Review Reports - MCDet: Target-Aware Fusion for RGB-T Fire Detection

Round 1

Reviewer 1 Report

Comments and Suggestions for Authors

Weaknesses

Synthetic IR data simulation method is not clearly justified; risks affecting realism.
Some minor grammar issues and typographical errors throughout.
No mention of computational complexity or model latency compared to baselines.
Lack of qualitative interpretability (e.g., no attention maps or failure cases).
Limited discussion of real-world deployment constraints.

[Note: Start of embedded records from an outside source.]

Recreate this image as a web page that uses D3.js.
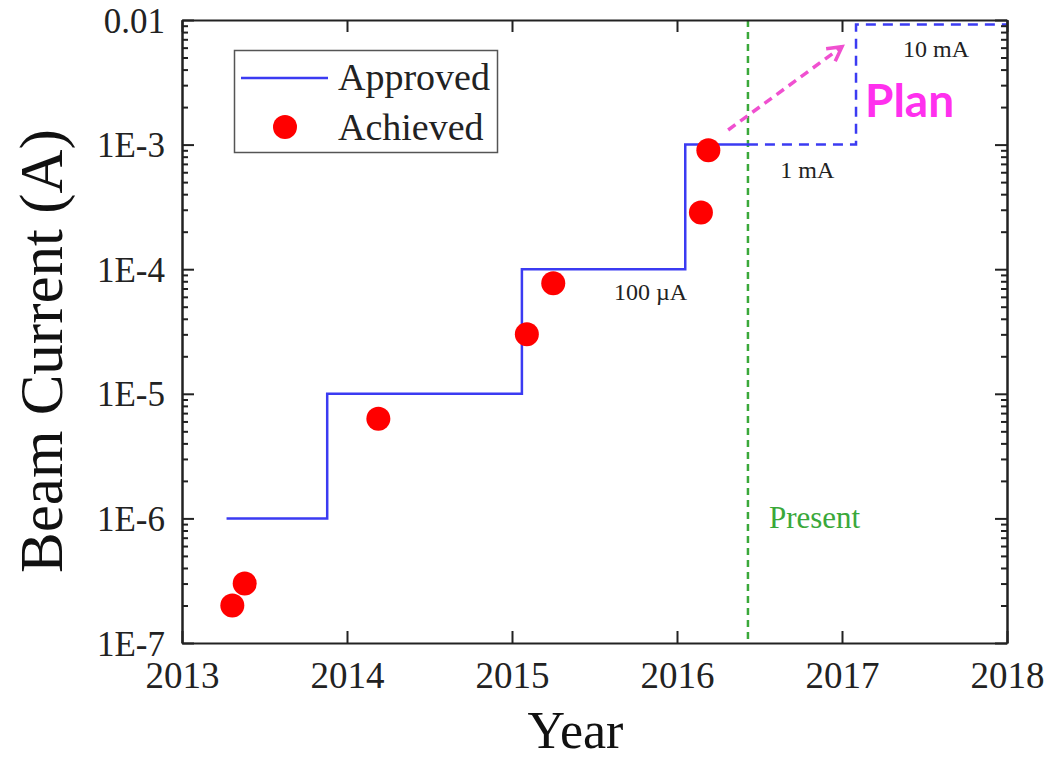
<!DOCTYPE html>
<html>
<head>
<meta charset="utf-8">
<script src="https://cdn.jsdelivr.net/npm/d3@7"></script>
<style>
  html, body { margin: 0; padding: 0; background: #fff; }
  svg { display: block; }
</style>
</head>
<body>
<svg id="chart" width="1052" height="759"></svg>
<script>
// Approved beam current limit (step changes) up to the present date
const approvedYears  = [2013.27, 2013.88, 2015.06, 2016.05, 2016.43];
const approvedValues = [1e-6, 1e-5, 1e-4, 1e-3, 1e-3];

// Planned upgrade path after the present date
const planYears  = [2016.43, 2017.085, 2018];
const planValues = [1e-3, 9.2e-3, 9.2e-3];

// Beam currents reached so far
const achievedYears  = [2013.305, 2013.38, 2014.19, 2015.09, 2015.25, 2016.145, 2016.19];
const achievedValues = [2e-7, 3e-7, 6.3e-6, 3e-5, 7.7e-5, 2.85e-4, 9e-4];

// Present-day marker
const presentYear = 2016.43;

// Arrow pointing toward the plan
const arrowYears  = [2016.31, 2017.0];
const arrowValues = [1.31e-3, 6.1e-3];

// Axis ticks
const yearTicks = [2013, 2014, 2015, 2016, 2017, 2018];
const yearTickLabels = ["2013", "2014", "2015", "2016", "2017", "2018"];
const currentTicks = [1e-7, 1e-6, 1e-5, 1e-4, 1e-3, 1e-2];
const currentTickLabels = ["1E-7", "1E-6", "1E-5", "1E-4", "1E-3", "0.01"];

// Current-level annotations
const levelLabels = [
  { text: "100 \u00b5A", year: 2015.84, value: 1e-4 },
  { text: "1 mA",       year: 2016.79, value: 1e-3 },
  { text: "10 mA",      year: 2017.57, value: 9.2e-3 }
];

const serif = "'Liberation Serif', 'Times New Roman', serif";
const blue = "#3b3bf2";
const red = "#ff0000";
const green = "#3aa83a";
const pink = "#f050d0";

const svg = d3.select("#chart");
const margin = { left: 182, top: 20, right: 1007, bottom: 643 };

const x = d3.scaleLinear().domain([2013, 2018]).range([margin.left, margin.right]);
const y = d3.scaleLog().domain([1e-7, 1e-2]).range([margin.bottom, margin.top]);

const fmtX = d => yearTickLabels[yearTicks.indexOf(d)];
const fmtY = d => currentTickLabels[currentTicks.findIndex(t => Math.abs(Math.log10(t) - Math.log10(d)) < 1e-6)];

// Minor log ticks (2..9 of each decade)
const minorTicks = y.ticks().filter(v => {
  const m = v / Math.pow(10, Math.floor(Math.log10(v) + 1e-9));
  return Math.abs(m - 1) > 1e-6;
});

// Present line (drawn beneath the data)
svg.append("line")
  .attr("x1", x(presentYear)).attr("x2", x(presentYear))
  .attr("y1", margin.top).attr("y2", margin.bottom)
  .attr("stroke", green).attr("stroke-width", 2.5)
  .attr("stroke-dasharray", "7,5");

svg.append("text")
  .attr("x", x(presentYear) + 21).attr("y", 528)
  .attr("font-family", serif).attr("font-size", 31)
  .attr("fill", green)
  .text("Present");

// Approved step line
const stepLine = d3.line()
  .x(d => x(d[0])).y(d => y(d[1]))
  .curve(d3.curveStepAfter);

svg.append("path")
  .datum(d3.zip(approvedYears, approvedValues))
  .attr("d", stepLine)
  .attr("fill", "none").attr("stroke", blue).attr("stroke-width", 2.5);

svg.append("path")
  .datum(d3.zip(planYears, planValues))
  .attr("d", stepLine)
  .attr("fill", "none").attr("stroke", blue).attr("stroke-width", 2.5)
  .attr("stroke-dasharray", "10,7");

// Achieved points
svg.append("g").selectAll("circle")
  .data(d3.zip(achievedYears, achievedValues))
  .join("circle")
  .attr("cx", d => x(d[0])).attr("cy", d => y(d[1]))
  .attr("r", 12).attr("fill", red);

// Level annotations
svg.append("g").selectAll("text")
  .data(levelLabels)
  .join("text")
  .attr("x", d => x(d.year))
  .attr("y", (d, i) => y(d.value) + [31, 33, 32][i])
  .attr("text-anchor", "middle")
  .attr("font-family", serif).attr("font-size", 24)
  .attr("fill", "#222")
  .text(d => d.text);

// Dashed arrow toward the plan
const ax1 = x(arrowYears[0]), ay1 = y(arrowValues[0]);
const ax2 = x(arrowYears[1]), ay2 = y(arrowValues[1]);
svg.append("line")
  .attr("x1", ax1).attr("y1", ay1).attr("x2", ax2).attr("y2", ay2)
  .attr("stroke", pink).attr("stroke-width", 3.5)
  .attr("stroke-dasharray", "9,6");
const ang = Math.atan2(ay2 - ay1, ax2 - ax1);
const head = 16, spread = 0.5;
svg.append("path")
  .attr("d", `M${ax2 - head * Math.cos(ang - spread)},${ay2 - head * Math.sin(ang - spread)}
              L${ax2},${ay2}
              L${ax2 - head * Math.cos(ang + spread)},${ay2 - head * Math.sin(ang + spread)}`)
  .attr("fill", "none").attr("stroke", pink).attr("stroke-width", 3.5)
  .attr("stroke-linejoin", "miter");

svg.append("text")
  .attr("x", 865).attr("y", 117)
  .attr("font-family", "Lato, 'Open Sans', sans-serif").attr("font-weight", "bold")
  .attr("font-size", 46).attr("fill", "#ff30ee")
  .text("Plan");

// Axes with inward ticks
const axisStyle = g => {
  g.selectAll(".domain").attr("stroke", "#222").attr("stroke-width", 2);
  g.selectAll(".tick line").attr("stroke", "#222").attr("stroke-width", 2);
};

svg.append("g")
  .attr("transform", `translate(0,${margin.bottom})`)
  .call(d3.axisBottom(x).tickValues(yearTicks).tickFormat(fmtX).tickSizeInner(-12).tickSizeOuter(0))
  .call(axisStyle)
  .call(g => g.selectAll(".tick text")
    .attr("y", 45).attr("dy", null)
    .attr("font-family", serif).attr("font-size", 37).attr("fill", "#222"));

svg.append("g")
  .attr("transform", `translate(0,${margin.top})`)
  .call(d3.axisTop(x).tickValues(yearTicks).tickFormat("").tickSizeInner(-12).tickSizeOuter(0))
  .call(axisStyle);

svg.append("g")
  .attr("transform", `translate(${margin.left},0)`)
  .call(d3.axisLeft(y).tickValues(currentTicks).tickFormat(fmtY).tickSizeInner(-12).tickSizeOuter(0))
  .call(axisStyle)
  .call(g => g.selectAll(".tick text")
    .attr("x", -17).attr("dy", 12)
    .attr("font-family", serif).attr("font-size", 35).attr("fill", "#222"));

svg.append("g")
  .attr("transform", `translate(${margin.right},0)`)
  .call(d3.axisRight(y).tickValues(currentTicks).tickFormat("").tickSizeInner(-12).tickSizeOuter(0))
  .call(axisStyle);

// Minor log ticks on both vertical axes
svg.append("g")
  .attr("transform", `translate(${margin.left},0)`)
  .call(d3.axisLeft(y).tickValues(minorTicks).tickFormat("").tickSizeInner(-6).tickSizeOuter(0))
  .call(axisStyle);
svg.append("g")
  .attr("transform", `translate(${margin.right},0)`)
  .call(d3.axisRight(y).tickValues(minorTicks).tickFormat("").tickSizeInner(-6).tickSizeOuter(0))
  .call(axisStyle);

// Axis titles
svg.append("text")
  .attr("x", (margin.left + margin.right) / 2 - 19).attr("y", 748)
  .attr("text-anchor", "middle")
  .attr("font-family", serif).attr("font-size", 52).attr("fill", "#111")
  .text("Year");

svg.append("text")
  .attr("transform", "translate(62,351) rotate(-90)")
  .attr("text-anchor", "middle")
  .attr("font-family", serif).attr("font-size", 61).attr("fill", "#111")
  .text("Beam Current (A)");

// Legend
const legend = svg.append("g");
legend.append("rect")
  .attr("x", 234.5).attr("y", 50.5).attr("width", 263).attr("height", 102)
  .attr("fill", "#fff").attr("stroke", "#555").attr("stroke-width", 1.5);
legend.append("line")
  .attr("x1", 241).attr("x2", 328).attr("y1", 78).attr("y2", 78)
  .attr("stroke", blue).attr("stroke-width", 2.5);
legend.append("circle")
  .attr("cx", 285).attr("cy", 127).attr("r", 12).attr("fill", red);
legend.append("text")
  .attr("x", 338).attr("y", 90)
  .attr("font-family", serif).attr("font-size", 38).attr("fill", "#222")
  .text("Approved");
legend.append("text")
  .attr("x", 338).attr("y", 140)
  .attr("font-family", serif).attr("font-size", 38).attr("fill", "#222")
  .text("Achieved");
</script>
</body>
</html>
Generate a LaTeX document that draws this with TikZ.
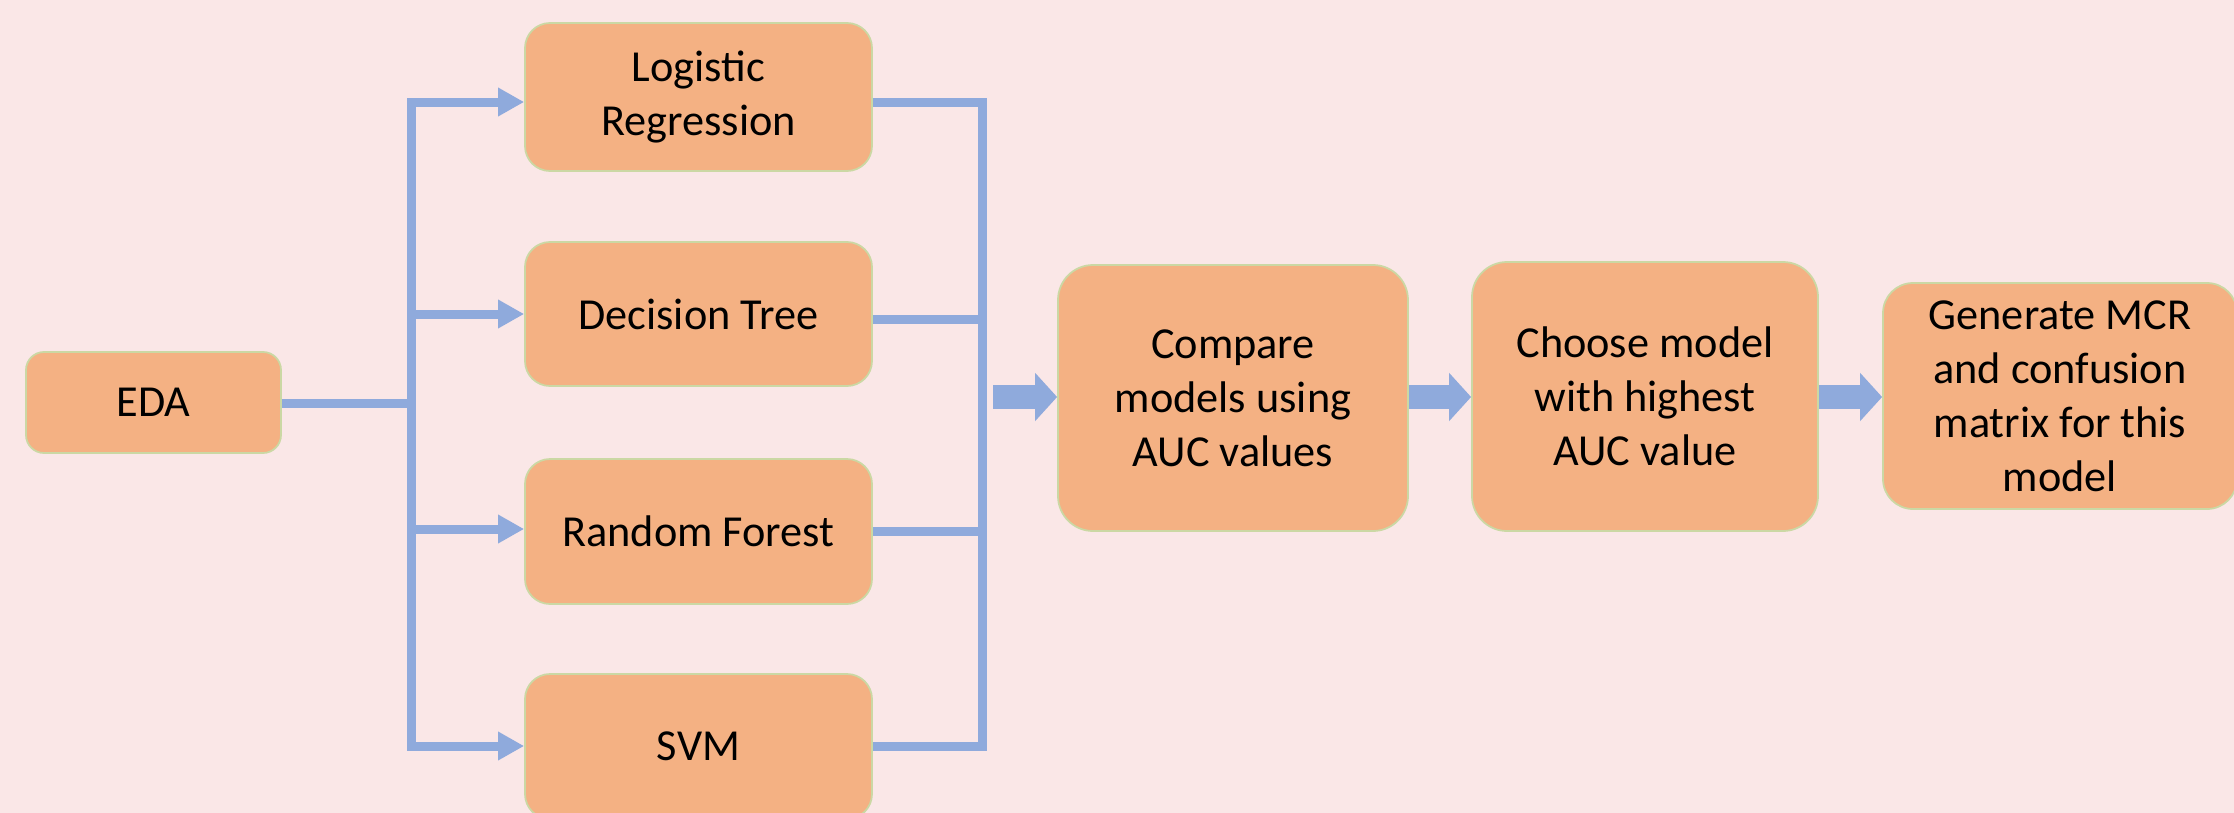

Suggestions for Improvement

Clarify infrared simulation process used to extend RGB-only datasets. Detail how synthetic IR was generated and validated.
Add visualizations of attention maps or fusion outputs to demonstrate MRCF and CGAN effectiveness qualitatively.
Include a computational performance table (FLOPs, runtime per image) to show feasibility for edge deployment or real-time systems.
Perform basic copyediting to fix spelling/grammar (e.g., “traget-aware,” “proformance,” “therby”).
Add a short subsection discussing limitations and future work regarding transferability to other environments (e.g., wildfires, urban fires).
Report standard deviations or confidence intervals for key metrics to improve statistical rigor.

Author Response

Please see the attachment.

Author Response File: Author Response.pdf

Reviewer 2 Report

Comments and Suggestions for Authors

1. While the manuscript introduces MCDet with new components such as MRCF and CGAN, the novelty compared to existing multimodal fire detection frameworks (e.g., ICAFusion, METAFusion) could be made clearer. The authors should better articulate what makes MRCF and CGAN fundamentally different from or superior to previous attention-based or state-space-based fusion mechanisms. Adding a table or paragraph directly contrasting the proposed modules with related works would be helpful.

2. The manuscript presents several technical modules (MRCF, CGAN, BVSSM, TSFF), but their descriptions are often lengthy and occasionally repetitive. For example, the explanation of CGAN appears duplicated in Section 3.3. Streamlining these explanations with clear subheadings, consistent terminology, and diagrams (especially for TSFF and FRM) would greatly improve readability and comprehension.

3. The use of simulated infrared images in the D-Fire and Fire-dataset experiments raises potential concerns about the realism and generalizability of the results. The paper should provide more detail on how the synthetic thermal images were generated and whether the model was evaluated with real-world infrared data. Clarifying whether the model generalizes to truly captured multimodal datasets (beyond LLVIP) would strengthen the validation.

4. The paper presents a thorough set of experiments, but it could benefit from deeper analysis in some areas. For instance, although ablation studies are presented, they mostly focus on accuracy metrics. The authors are encouraged to include computational efficiency (FLOPs, latency) comparisons for each configuration (e.g., with/without CGAN), since the model targets real-time detection in UAV scenarios. Also, reporting standard deviations or confidence intervals for key metrics would support the claimed robustness.

5. The manuscript contains multiple grammatical errors and typographical mistakes (e.g., "proformance" instead of "performance" in the abstract; "traget-aware" instead of "target-aware" in Section 1). A thorough language proofreading is recommended. Furthermore, section titles such as "Related Word" should be corrected to "Related Work".